The two characters most central to the drama, Charles I and Oliver Cromwell, are both presented as one dimensional walking, talking, superficial ideologies rather than individuals wrestling with their extremely difficult circumstances. The king is reduced to a haughty, effete figure in a cheap blonde wig who never tires of telling his jailors to their face that as soon as he is restored to power they will all be hanged. He says that his sovereign powers are his by grace of God, but neither divine right monarchy nor absolutism are explored, meaning that it is impossible to understand why anyone would support the king. Indeed, the play does not contain a single character who articulates any royalist ideology in a vaguely meaningful way, even the king’s companion the duke ofRichmondis silent on this important subject. Cromwell is just as unconvincing as the king, lacking any charisma, presence or authority; when he speaks either it is in the tone of a Sunday school teacher or he shouts. He is constantly waiting for God to show him what to do next, the irony being that all too often the hand of providence is only apparent in Charles I’s blunders. Surely we should see Cromwell and God communicating in a less dysfunctional manner?

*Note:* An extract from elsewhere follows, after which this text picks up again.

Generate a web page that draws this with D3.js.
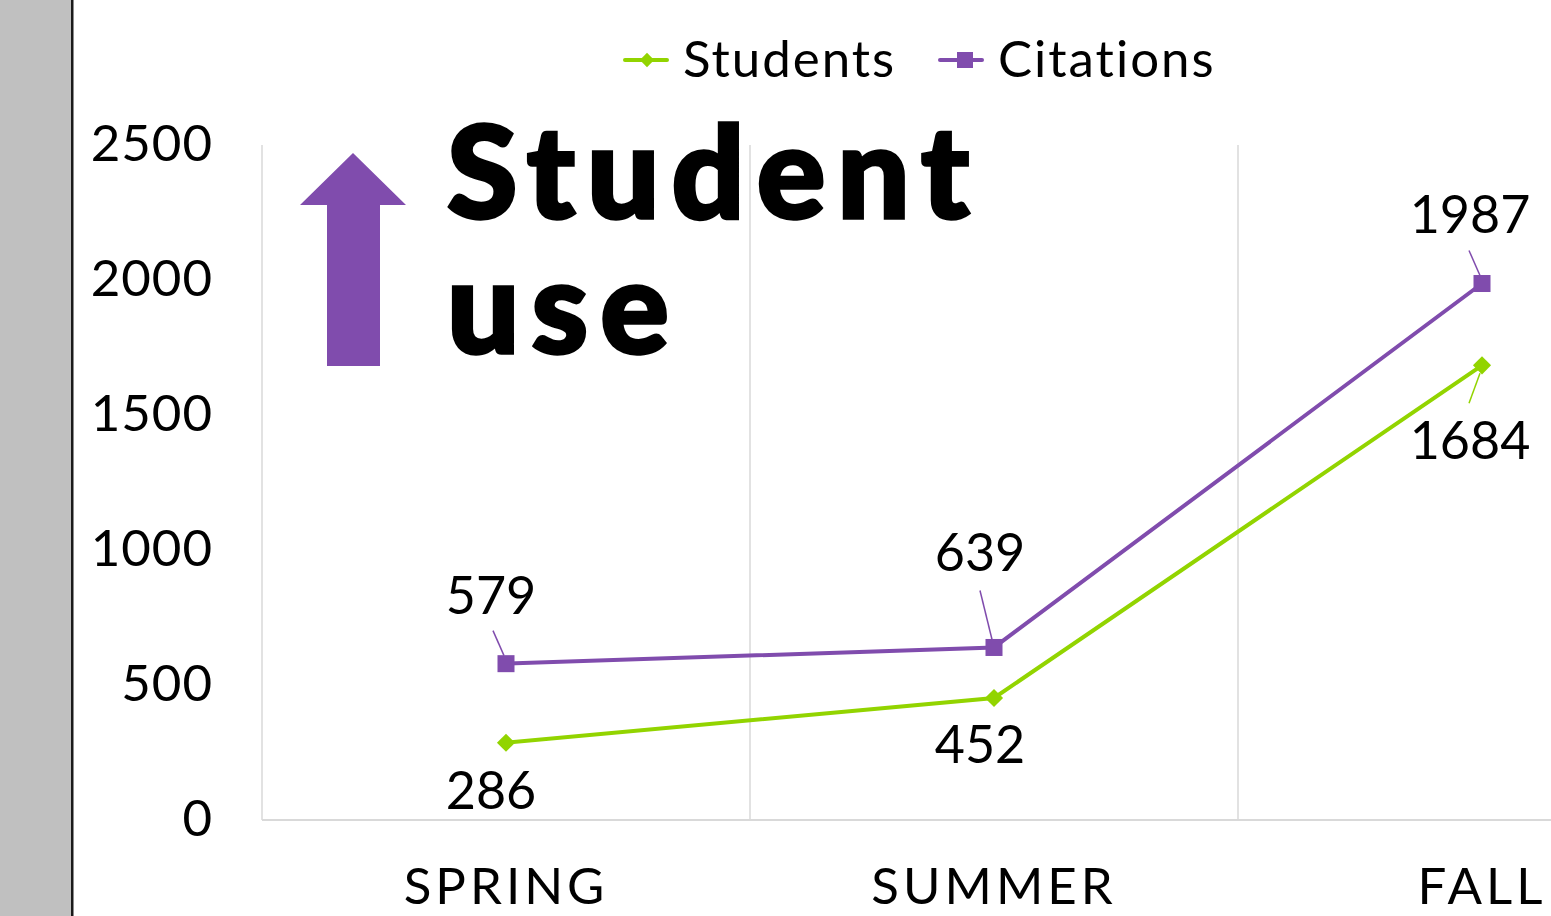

Turning to the scenography and wardrobe, one of the two good things about this play is the municipal setting within which much of the drama happens — the other is the lack of unity amongst the king’s opponents. Seeing politicians in small offices trying to keep abreast of events, or scurrying along corridors trying to arrange meetings with people they want to influence or at least keep a watchful eye on, implies something constant about the nature of government. Charles I is the only character to appear in contemporary costume, the rest of the cast being dressed in the generic type of clothes that middle class people wore to work during the mid-twentieth century. The king also speaks with a strong Scottish accent which is strange given that he leftScotlandat the age of four to take up permanent residence inEngland. Presumably both dress and voice serve to separate Charles from everybody else, the idea being to juxtapose Stuart decadence with the Englishness of Foyle’s War. But it is just too crass and reductionist.
In a play that seeks historical verisimilitude certain inaccuracies within it are jarring and weaken the drama because opportunities to create tension or reveal character are squandered. Two examples will explain what I mean. It would have been good to hear the pessimistic earl of Manchester sum up the frustrating political reality that faced the king’s opponents with the astute comment that “If we beat the King ninety and nine times yet he is king still, and so will his posterity be after him; but if the King beat us once, we shall be all hanged, and our posterity be made slaves.” Instead, Charles says in an understated way that it does not matter how often he loses wars because he only needs one victory which will allow him to execute his opponents. The second example is that in reality Charles wore two shirts on the day of his execution in case he shivered on the scaffold in the extremely cold January weather, so great was his determination not to look afraid at the moment of his death and thus give his enemies the upper hand. In the play he wears three shirts during the trial so as not to shiver – even though the trial is held inside? — with no mention of the extra shirt on the scaffold.
In terms of its narrative, most of the play is concerned with the problems related to putting the king on trial, and some of the dialogue connected to this is interesting; but the courtroom proceedings themselves are dealt with relatively quickly which is disappointing because trials make for good drama, especially this one. A thematic play could have addressed the trial and execution of a modern tyrant such as Nicolae Ceausescu or Saddam Hussein; a more historically-minded one would have shown Charles’ development from a politically defeated king who had never been a good public speaker to a confident and eloquent defendant because in reality the trial was the king’s finest hour. This is indicative of another of the play’s problems, namely that it lacks any character development.
The production ends in the most clichéd way possible: Charles kneels at the block, the executioner raises his axe, at which the theatre is plunged into darkness. Presumably the royalists in the audience were meant to be aghast at this, the republicans satisfied that early modern justice was meted out. I did not care one way or the other because I had never suspended disbelief. Aside from finishing with a chestnut, the ending is unsatisfactory because there had been almost no mention of how the nascent republic will be governed — the play finished and we were left in limbo. The events of December 1648 and January 1649 are still crying out for a good dramatic treatment, as are those of the civil wars and Interregnum.